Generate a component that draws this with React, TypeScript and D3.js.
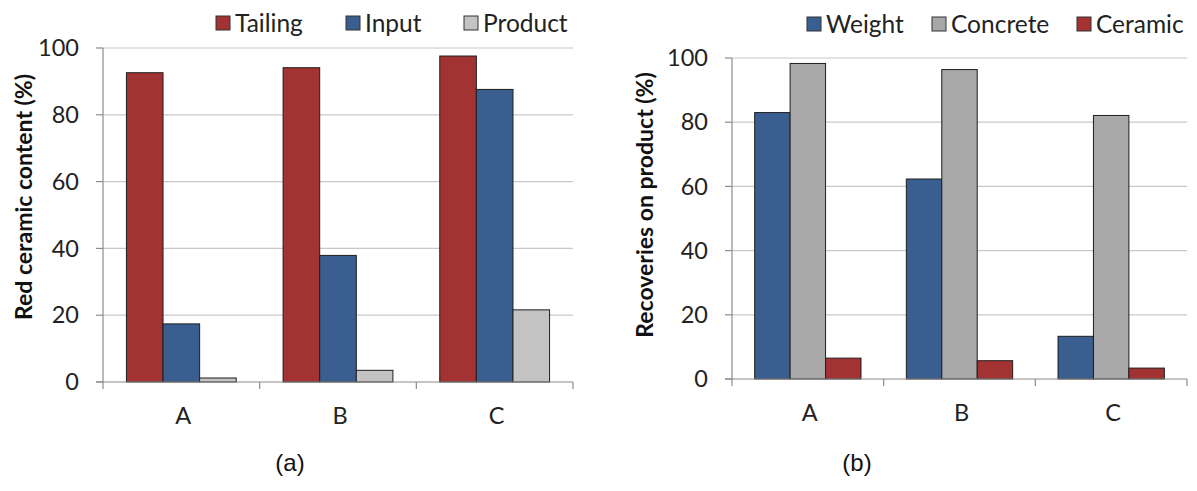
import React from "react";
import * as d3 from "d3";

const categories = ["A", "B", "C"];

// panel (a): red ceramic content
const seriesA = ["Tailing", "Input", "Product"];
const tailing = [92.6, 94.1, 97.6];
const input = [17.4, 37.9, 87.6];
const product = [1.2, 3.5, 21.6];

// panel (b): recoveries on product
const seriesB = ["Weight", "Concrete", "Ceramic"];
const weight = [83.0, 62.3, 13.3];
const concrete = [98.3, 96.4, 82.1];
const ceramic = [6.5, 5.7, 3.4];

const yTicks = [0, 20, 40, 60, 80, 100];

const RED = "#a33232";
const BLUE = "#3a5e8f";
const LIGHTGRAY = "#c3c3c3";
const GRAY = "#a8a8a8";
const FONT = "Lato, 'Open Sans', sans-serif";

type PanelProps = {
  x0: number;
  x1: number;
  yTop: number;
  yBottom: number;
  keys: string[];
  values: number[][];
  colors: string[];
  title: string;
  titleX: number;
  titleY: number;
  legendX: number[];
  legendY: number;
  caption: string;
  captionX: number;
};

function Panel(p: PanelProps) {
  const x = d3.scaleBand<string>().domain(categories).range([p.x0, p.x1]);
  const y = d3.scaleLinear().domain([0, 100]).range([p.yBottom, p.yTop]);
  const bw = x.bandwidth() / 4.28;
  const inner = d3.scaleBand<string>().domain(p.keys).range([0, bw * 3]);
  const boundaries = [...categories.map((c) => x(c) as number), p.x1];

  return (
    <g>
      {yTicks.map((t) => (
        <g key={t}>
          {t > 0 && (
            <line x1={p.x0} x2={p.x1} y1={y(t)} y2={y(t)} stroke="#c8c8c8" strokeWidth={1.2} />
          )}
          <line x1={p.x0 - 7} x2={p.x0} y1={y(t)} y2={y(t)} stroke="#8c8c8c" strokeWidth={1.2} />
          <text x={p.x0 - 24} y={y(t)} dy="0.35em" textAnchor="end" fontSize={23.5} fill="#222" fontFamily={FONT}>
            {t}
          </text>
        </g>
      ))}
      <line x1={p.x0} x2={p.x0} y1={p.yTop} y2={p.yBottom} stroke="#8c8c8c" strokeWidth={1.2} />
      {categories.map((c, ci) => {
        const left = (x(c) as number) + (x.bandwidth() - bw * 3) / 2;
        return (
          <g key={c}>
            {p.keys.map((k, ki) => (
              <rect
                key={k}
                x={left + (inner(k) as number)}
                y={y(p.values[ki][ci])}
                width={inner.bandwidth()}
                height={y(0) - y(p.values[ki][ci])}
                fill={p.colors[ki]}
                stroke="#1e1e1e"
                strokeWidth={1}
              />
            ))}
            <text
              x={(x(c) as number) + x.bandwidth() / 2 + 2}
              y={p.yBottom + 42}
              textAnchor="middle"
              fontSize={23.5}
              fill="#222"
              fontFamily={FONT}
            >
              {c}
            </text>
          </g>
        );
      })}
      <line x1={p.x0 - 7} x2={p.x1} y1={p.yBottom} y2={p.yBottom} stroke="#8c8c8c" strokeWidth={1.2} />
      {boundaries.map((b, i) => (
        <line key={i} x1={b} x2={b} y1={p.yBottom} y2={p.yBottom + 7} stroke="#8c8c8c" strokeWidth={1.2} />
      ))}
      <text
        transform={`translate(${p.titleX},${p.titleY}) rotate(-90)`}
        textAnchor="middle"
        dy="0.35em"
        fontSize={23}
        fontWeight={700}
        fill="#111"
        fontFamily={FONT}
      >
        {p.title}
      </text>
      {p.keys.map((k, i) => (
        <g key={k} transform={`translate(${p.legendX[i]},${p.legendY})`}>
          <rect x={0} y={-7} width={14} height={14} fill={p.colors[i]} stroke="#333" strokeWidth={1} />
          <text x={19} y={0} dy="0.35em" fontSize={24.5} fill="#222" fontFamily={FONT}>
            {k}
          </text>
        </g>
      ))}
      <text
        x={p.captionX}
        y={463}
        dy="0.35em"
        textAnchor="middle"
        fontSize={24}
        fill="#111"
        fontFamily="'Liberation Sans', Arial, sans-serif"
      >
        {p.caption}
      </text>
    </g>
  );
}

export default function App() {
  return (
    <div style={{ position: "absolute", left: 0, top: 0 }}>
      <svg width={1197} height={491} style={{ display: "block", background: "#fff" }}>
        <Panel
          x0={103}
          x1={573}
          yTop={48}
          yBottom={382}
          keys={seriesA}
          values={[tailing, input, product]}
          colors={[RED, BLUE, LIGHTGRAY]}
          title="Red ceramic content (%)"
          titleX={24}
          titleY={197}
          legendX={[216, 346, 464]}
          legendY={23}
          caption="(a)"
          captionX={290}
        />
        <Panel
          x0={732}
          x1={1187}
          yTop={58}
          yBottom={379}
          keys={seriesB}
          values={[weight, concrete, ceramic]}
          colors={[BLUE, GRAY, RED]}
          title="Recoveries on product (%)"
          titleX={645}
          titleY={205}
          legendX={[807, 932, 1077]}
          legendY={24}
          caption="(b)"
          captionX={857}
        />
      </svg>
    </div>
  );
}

• Work instructions
Quote, please, every line of the material above from its start through the line that has "const ceramic = [6.5, 5.7, 3.4];", reproducing the words exactly and dropping any images.

• Response to the task
Generate a component that draws this with React, TypeScript and D3.js.
import React from "react";
import * as d3 from "d3";

const categories = ["A", "B", "C"];

// panel (a): red ceramic content
const seriesA = ["Tailing", "Input", "Product"];
const tailing = [92.6, 94.1, 97.6];
const input = [17.4, 37.9, 87.6];
const product = [1.2, 3.5, 21.6];

// panel (b): recoveries on product
const seriesB = ["Weight", "Concrete", "Ceramic"];
const weight = [83.0, 62.3, 13.3];
const concrete = [98.3, 96.4, 82.1];
const ceramic = [6.5, 5.7, 3.4];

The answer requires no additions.